§ **SUPPLIED MATERIAL**:
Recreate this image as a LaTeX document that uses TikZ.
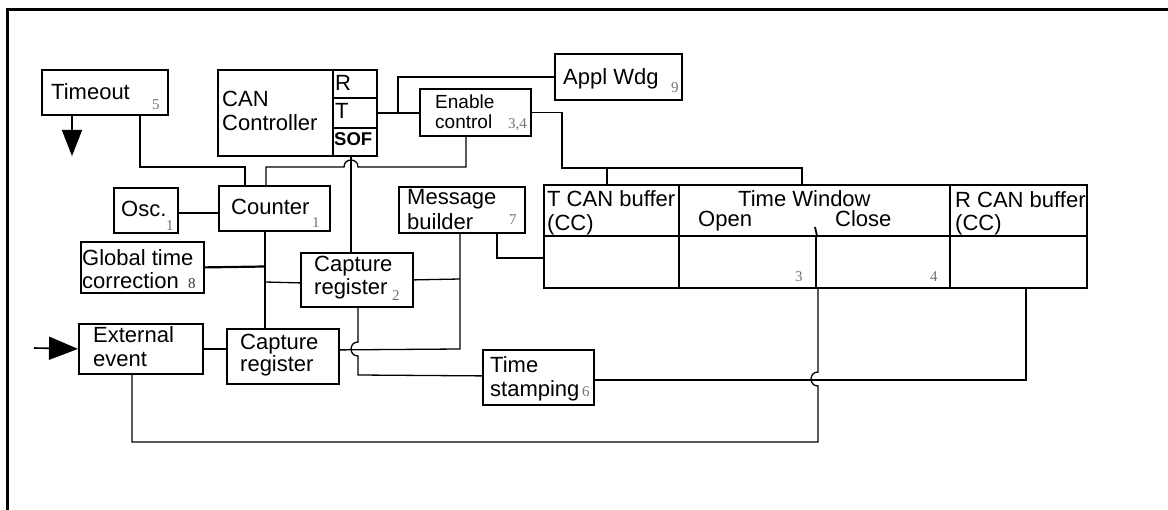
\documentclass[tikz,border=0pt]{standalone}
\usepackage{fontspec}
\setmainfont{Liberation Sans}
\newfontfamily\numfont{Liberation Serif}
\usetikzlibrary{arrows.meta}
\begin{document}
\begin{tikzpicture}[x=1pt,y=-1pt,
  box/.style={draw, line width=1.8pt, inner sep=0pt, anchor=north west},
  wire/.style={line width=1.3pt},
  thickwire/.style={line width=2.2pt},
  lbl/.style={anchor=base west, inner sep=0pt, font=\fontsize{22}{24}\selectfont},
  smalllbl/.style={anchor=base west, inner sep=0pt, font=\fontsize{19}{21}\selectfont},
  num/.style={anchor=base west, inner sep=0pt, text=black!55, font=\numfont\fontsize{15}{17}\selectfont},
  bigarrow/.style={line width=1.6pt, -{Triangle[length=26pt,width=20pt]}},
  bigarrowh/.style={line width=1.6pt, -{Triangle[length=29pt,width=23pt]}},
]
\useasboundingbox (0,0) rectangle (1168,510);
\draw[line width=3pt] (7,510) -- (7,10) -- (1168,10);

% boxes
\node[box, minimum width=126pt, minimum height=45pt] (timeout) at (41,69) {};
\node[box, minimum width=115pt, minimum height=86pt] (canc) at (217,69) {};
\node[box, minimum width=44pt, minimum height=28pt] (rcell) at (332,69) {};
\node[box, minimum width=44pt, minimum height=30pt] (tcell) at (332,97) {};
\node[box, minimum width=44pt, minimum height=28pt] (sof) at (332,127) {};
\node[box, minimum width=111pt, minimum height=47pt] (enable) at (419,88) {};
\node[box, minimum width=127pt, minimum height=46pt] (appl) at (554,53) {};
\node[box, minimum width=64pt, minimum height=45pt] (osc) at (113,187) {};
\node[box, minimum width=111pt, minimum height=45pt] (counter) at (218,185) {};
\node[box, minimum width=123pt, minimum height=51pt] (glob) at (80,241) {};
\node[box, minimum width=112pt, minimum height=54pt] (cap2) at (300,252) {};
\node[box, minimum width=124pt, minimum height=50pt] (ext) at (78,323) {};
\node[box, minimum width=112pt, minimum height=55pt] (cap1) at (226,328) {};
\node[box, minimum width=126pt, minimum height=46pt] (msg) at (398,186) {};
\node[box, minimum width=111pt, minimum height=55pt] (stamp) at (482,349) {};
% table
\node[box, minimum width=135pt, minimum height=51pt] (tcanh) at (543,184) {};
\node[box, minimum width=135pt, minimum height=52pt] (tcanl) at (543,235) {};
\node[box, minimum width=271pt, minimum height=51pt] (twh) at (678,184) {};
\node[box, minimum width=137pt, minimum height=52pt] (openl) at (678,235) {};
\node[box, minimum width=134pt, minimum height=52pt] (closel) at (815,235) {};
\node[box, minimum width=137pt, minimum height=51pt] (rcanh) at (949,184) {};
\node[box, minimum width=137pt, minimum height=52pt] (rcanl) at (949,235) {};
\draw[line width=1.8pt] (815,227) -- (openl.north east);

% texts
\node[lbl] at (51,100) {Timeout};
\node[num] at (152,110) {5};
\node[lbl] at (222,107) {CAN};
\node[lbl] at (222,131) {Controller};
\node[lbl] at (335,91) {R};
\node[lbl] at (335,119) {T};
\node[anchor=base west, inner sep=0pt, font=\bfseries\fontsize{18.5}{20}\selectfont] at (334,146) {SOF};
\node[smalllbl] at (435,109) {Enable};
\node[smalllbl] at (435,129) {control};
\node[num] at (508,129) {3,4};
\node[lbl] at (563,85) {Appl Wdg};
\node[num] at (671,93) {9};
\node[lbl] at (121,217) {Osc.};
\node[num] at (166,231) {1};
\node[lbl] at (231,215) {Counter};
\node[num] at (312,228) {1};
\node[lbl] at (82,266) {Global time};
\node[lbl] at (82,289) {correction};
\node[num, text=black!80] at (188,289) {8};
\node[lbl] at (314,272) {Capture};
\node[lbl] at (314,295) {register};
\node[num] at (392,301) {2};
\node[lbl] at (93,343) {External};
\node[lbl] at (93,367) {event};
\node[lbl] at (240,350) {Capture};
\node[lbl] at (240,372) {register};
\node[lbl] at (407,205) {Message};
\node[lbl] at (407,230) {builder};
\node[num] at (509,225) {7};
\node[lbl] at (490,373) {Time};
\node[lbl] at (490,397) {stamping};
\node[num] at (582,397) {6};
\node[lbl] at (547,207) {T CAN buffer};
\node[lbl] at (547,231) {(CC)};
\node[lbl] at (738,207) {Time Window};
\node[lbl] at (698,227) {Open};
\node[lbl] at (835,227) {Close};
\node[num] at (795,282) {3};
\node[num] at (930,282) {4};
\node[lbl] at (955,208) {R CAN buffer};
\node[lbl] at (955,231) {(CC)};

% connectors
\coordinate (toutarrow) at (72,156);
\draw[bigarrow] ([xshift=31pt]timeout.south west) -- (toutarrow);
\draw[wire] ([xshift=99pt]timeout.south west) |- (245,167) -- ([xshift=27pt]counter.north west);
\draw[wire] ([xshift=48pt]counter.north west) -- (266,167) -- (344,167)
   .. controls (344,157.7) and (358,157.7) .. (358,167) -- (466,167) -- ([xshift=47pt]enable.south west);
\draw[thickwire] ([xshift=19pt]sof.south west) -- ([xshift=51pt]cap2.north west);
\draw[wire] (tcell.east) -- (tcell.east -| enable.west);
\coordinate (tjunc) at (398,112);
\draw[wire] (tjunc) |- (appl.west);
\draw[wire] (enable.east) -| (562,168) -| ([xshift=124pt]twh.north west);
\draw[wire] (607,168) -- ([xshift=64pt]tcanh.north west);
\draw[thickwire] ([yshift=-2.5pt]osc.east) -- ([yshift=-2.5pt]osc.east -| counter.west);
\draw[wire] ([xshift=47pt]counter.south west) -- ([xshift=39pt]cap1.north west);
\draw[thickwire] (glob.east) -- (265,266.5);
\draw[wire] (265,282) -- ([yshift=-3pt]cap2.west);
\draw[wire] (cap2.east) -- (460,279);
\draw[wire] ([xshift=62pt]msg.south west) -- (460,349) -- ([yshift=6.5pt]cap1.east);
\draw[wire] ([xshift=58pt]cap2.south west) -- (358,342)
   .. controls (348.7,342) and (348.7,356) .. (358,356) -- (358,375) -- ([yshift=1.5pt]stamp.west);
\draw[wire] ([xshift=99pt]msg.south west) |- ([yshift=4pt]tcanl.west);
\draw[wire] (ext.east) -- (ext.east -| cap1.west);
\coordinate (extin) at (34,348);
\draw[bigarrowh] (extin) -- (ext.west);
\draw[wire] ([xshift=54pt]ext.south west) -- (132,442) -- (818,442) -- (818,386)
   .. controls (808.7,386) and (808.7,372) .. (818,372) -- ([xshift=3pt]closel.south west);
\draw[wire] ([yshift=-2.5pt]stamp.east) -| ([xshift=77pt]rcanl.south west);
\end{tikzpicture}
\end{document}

§ **TASK**: Copy nothing but the lines from the first one in the listing through the line with "(7,10) -- (1168,10);", and omit the pictures.

§ **TASK RESPONSE**:
Recreate this image as a LaTeX document that uses TikZ.
\documentclass[tikz,border=0pt]{standalone}
\usepackage{fontspec}
\setmainfont{Liberation Sans}
\newfontfamily\numfont{Liberation Serif}
\usetikzlibrary{arrows.meta}
\begin{document}
\begin{tikzpicture}[x=1pt,y=-1pt,
  box/.style={draw, line width=1.8pt, inner sep=0pt, anchor=north west},
  wire/.style={line width=1.3pt},
  thickwire/.style={line width=2.2pt},
  lbl/.style={anchor=base west, inner sep=0pt, font=\fontsize{22}{24}\selectfont},
  smalllbl/.style={anchor=base west, inner sep=0pt, font=\fontsize{19}{21}\selectfont},
  num/.style={anchor=base west, inner sep=0pt, text=black!55, font=\numfont\fontsize{15}{17}\selectfont},
  bigarrow/.style={line width=1.6pt, -{Triangle[length=26pt,width=20pt]}},
  bigarrowh/.style={line width=1.6pt, -{Triangle[length=29pt,width=23pt]}},
]
\useasboundingbox (0,0) rectangle (1168,510);
\draw[line width=3pt] (7,510) -- (7,10) -- (1168,10);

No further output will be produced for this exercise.